▶ _The problem_: Return all lines from the listing below in which the string "chart" occurs.

▶ _Supplied data_:
========================================================================
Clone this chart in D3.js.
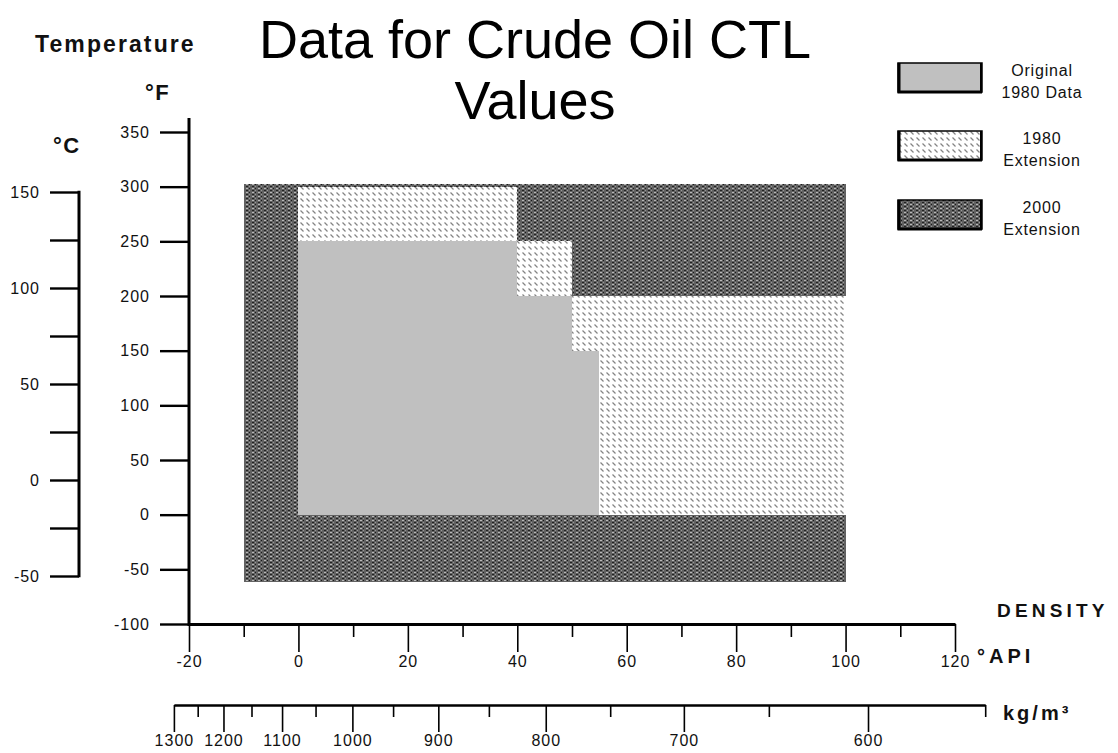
<!DOCTYPE html>
<html>
<head>
<meta charset="utf-8">
<script src="https://cdn.jsdelivr.net/npm/d3@7"></script>
<style>
  html, body { margin: 0; padding: 0; background: #fff; }
  svg { display: block; font-family: "Liberation Sans", Arial, sans-serif; }
  .tick text { font-size: 16px; letter-spacing: 1px; fill: #111; }
</style>
</head>
<body>
<svg id="chart" width="1118" height="753"></svg>
<script>
// ---------------- data ----------------
const titleLines = ["Data for Crude Oil CTL", "Values"];
const categories = ["Original 1980 Data", "1980 Extension", "2000 Extension"];
const legendLines = [["Original", "1980 Data"], ["1980", "Extension"], ["2000", "Extension"]];

// regions: API gravity range [api0, api1], temperature °F range [f0, f1]
const ext2000Regions = [
  { api0: -10, api1: 100, f0: -62, f1: 302 }
];
const orig1980Regions = [
  { api0: 0,  api1: 40, f0: 0, f1: 250 },
  { api0: 40, api1: 50, f0: 0, f1: 200 },
  { api0: 50, api1: 55, f0: 0, f1: 150 }
];
const ext1980Regions = [
  { api0: 0,  api1: 40,  f0: 250, f1: 300 },
  { api0: 40, api1: 50,  f0: 200, f1: 250 },
  { api0: 50, api1: 100, f0: 150, f1: 200 },
  { api0: 55, api1: 100, f0: 0,   f1: 150 }
];

const apiMajorTicks = [-20, 0, 20, 40, 60, 80, 100, 120];
const apiMinorTicks = [-10, 10, 30, 50, 70, 90, 110];
const fTicks = [-100, -50, 0, 50, 100, 150, 200, 250, 300, 350];
const cTicks = [-50, -25, 0, 25, 50, 75, 100, 125, 150];
const cLabels = [-50, 0, 50, 100, 150];
const kgMajorTicks = [1300, 1200, 1100, 1000, 900, 800, 700, 600];
const kgMinorTicks = [1250, 1150, 1050, 950, 850, 750, 650, 550];

// ---------------- scales ----------------
const svg = d3.select("#chart");
const x = d3.scaleLinear().domain([-20, 120]).range([189, 955]);
const yF = d3.scaleLinear().domain([-100, 350]).range([624, 132]);
const yC = d3.scaleLinear().domain([-50, 150]).range([576, 192]);
const WATER = 999.016;
const apiOf = rho => 141.5 * WATER / rho - 131.5;
// pixel position is linear in 1/density
const xKg = d3.scaleLinear().domain([1 / 1300, 1 / 550]).range([x(apiOf(1300)), x(apiOf(550))]);
const plain = d => String(d);

// ---------------- patterns ----------------
const defs = svg.append("defs");
const pd = defs.append("pattern").attr("id", "dark").attr("patternUnits", "userSpaceOnUse")
  .attr("width", 6).attr("height", 4);
pd.append("rect").attr("width", 6).attr("height", 4).attr("fill", "#626262");
pd.append("rect").attr("x", 0).attr("y", 0).attr("width", 2).attr("height", 1).attr("fill", "#b8b8b8");
pd.append("rect").attr("x", 3).attr("y", 0).attr("width", 1).attr("height", 1).attr("fill", "#1a1a1a");
pd.append("rect").attr("x", 0).attr("y", 2).attr("width", 2).attr("height", 1).attr("fill", "#222");
pd.append("rect").attr("x", 3).attr("y", 2).attr("width", 1).attr("height", 1).attr("fill", "#9a9a9a");

const ph = defs.append("pattern").attr("id", "hatch").attr("patternUnits", "userSpaceOnUse")
  .attr("width", 6).attr("height", 6);
ph.append("rect").attr("width", 6).attr("height", 6).attr("fill", "#fff");
ph.append("path").attr("d", "M0.5,0.5 L3.5,3.5").attr("stroke", "#858585").attr("stroke-width", 1.3);

const fills = { "Original 1980 Data": "#c0c0c0", "1980 Extension": "url(#hatch)", "2000 Extension": "url(#dark)" };

// ---------------- regions ----------------
function drawRegions(data, fill) {
  svg.append("g").selectAll("rect").data(data).join("rect")
    .attr("x", d => x(d.api0))
    .attr("y", d => yF(d.f1))
    .attr("width", d => x(d.api1) - x(d.api0))
    .attr("height", d => yF(d.f0) - yF(d.f1))
    .attr("fill", fill)
    .attr("shape-rendering", "crispEdges");
}
drawRegions(ext2000Regions, fills["2000 Extension"]);
drawRegions(orig1980Regions, fills["Original 1980 Data"]);
drawRegions(ext1980Regions, fills["1980 Extension"]);

// ---------------- axes ----------------
function styleAxis(g, tickW, domainW) {
  g.selectAll(".tick line").attr("stroke", "#000").attr("stroke-width", tickW);
  g.select(".domain").attr("stroke", "#000").attr("stroke-width", domainW);
}

// API axis
const gApi = svg.append("g").attr("transform", "translate(0,624)");
gApi.call(d3.axisBottom(x).tickValues(apiMajorTicks).tickSize(28).tickSizeOuter(0).tickPadding(4).tickFormat(plain));
styleAxis(gApi, 1.6, 3);
const gApiMinor = svg.append("g").attr("transform", "translate(0,624)");
gApiMinor.call(d3.axisBottom(x).tickValues(apiMinorTicks).tickSize(13).tickSizeOuter(0).tickFormat(""));
styleAxis(gApiMinor, 1.6, 0);
gApiMinor.select(".domain").remove();

// density axis
const gKg = svg.append("g").attr("transform", "translate(0,705)");
gKg.call(d3.axisBottom(xKg).tickValues(kgMajorTicks.map(r => 1 / r)).tickSize(27).tickSizeOuter(0).tickPadding(3)
  .tickFormat(d => String(Math.round(1 / d))));
styleAxis(gKg, 1.6, 2.6);
const gKgMinor = svg.append("g").attr("transform", "translate(0,705)");
gKgMinor.call(d3.axisBottom(xKg).tickValues(kgMinorTicks.map(r => 1 / r)).tickSize(12).tickSizeOuter(0).tickFormat(""));
styleAxis(gKgMinor, 1.6, 0);
gKgMinor.select(".domain").remove();

// °F axis
const gF = svg.append("g").attr("transform", "translate(189,0)");
gF.call(d3.axisLeft(yF).tickValues(fTicks).tickSize(29).tickSizeOuter(0).tickPadding(10).tickFormat(plain));
styleAxis(gF, 2.4, 0);
gF.select(".domain").remove();
svg.append("line").attr("x1", 189).attr("x2", 189).attr("y1", 118).attr("y2", 626)
  .attr("stroke", "#000").attr("stroke-width", 3);

// °C axis
const gC = svg.append("g").attr("transform", "translate(79,0)");
gC.call(d3.axisLeft(yC).tickValues(cTicks).tickSize(29).tickSizeOuter(0).tickPadding(10)
  .tickFormat(d => cLabels.includes(d) ? String(d) : ""));
styleAxis(gC, 2.4, 0);
gC.select(".domain").remove();
svg.append("line").attr("x1", 79).attr("x2", 79).attr("y1", yC(150) - 1.2).attr("y2", yC(-50) + 1.2)
  .attr("stroke", "#000").attr("stroke-width", 3);

// ---------------- labels ----------------
svg.append("g").selectAll("text").data(titleLines).join("text")
  .attr("x", 535).attr("y", (d, i) => 58 + i * 61)
  .attr("text-anchor", "middle").attr("font-size", 54).attr("fill", "#000")
  .text(d => d);

function label(txt, xx, yy, size, spacing) {
  svg.append("text").attr("x", xx).attr("y", yy).attr("font-size", size)
    .attr("font-weight", "bold").attr("letter-spacing", spacing).attr("fill", "#111").text(txt);
}
label("Temperature", 35, 52, 23, 2.1);
label("°F", 145, 100, 22, 1.5);
label("°C", 53, 153, 22, 1.5);
label("DENSITY", 997, 617, 19, 4.2);
label("°API", 977, 663, 20, 4);
label("kg/m³", 1003, 720, 20, 3);

// ---------------- legend ----------------
const legendY = [63, 131, 200];
const lg = svg.append("g").selectAll("g").data(categories).join("g")
  .attr("transform", (d, i) => `translate(898,${legendY[i]})`);
lg.append("rect").attr("x", 0).attr("y", 0).attr("width", 84).attr("height", 29)
  .attr("fill", d => fills[d]).attr("stroke", "#000").attr("stroke-width", 1.5);
lg.append("path").attr("d", "M1,0 V29 H84").attr("fill", "none").attr("stroke", "#000").attr("stroke-width", 3);
lg.append("path").attr("d", "M83,0 V29").attr("fill", "none").attr("stroke", "#000").attr("stroke-width", 2);
lg.selectAll("text").data((d, i) => legendLines[i]).join("text")
  .attr("x", 144).attr("y", (d, j) => 13 + j * 22)
  .attr("text-anchor", "middle").attr("font-size", 16).attr("letter-spacing", 0.8).attr("fill", "#111")
  .text(d => d);
</script>
</body>
</html>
========================================================================
▶ _Worked solution_:
Clone this chart in D3.js.
<svg id="chart" width="1118" height="753"></svg>
const svg = d3.select("#chart");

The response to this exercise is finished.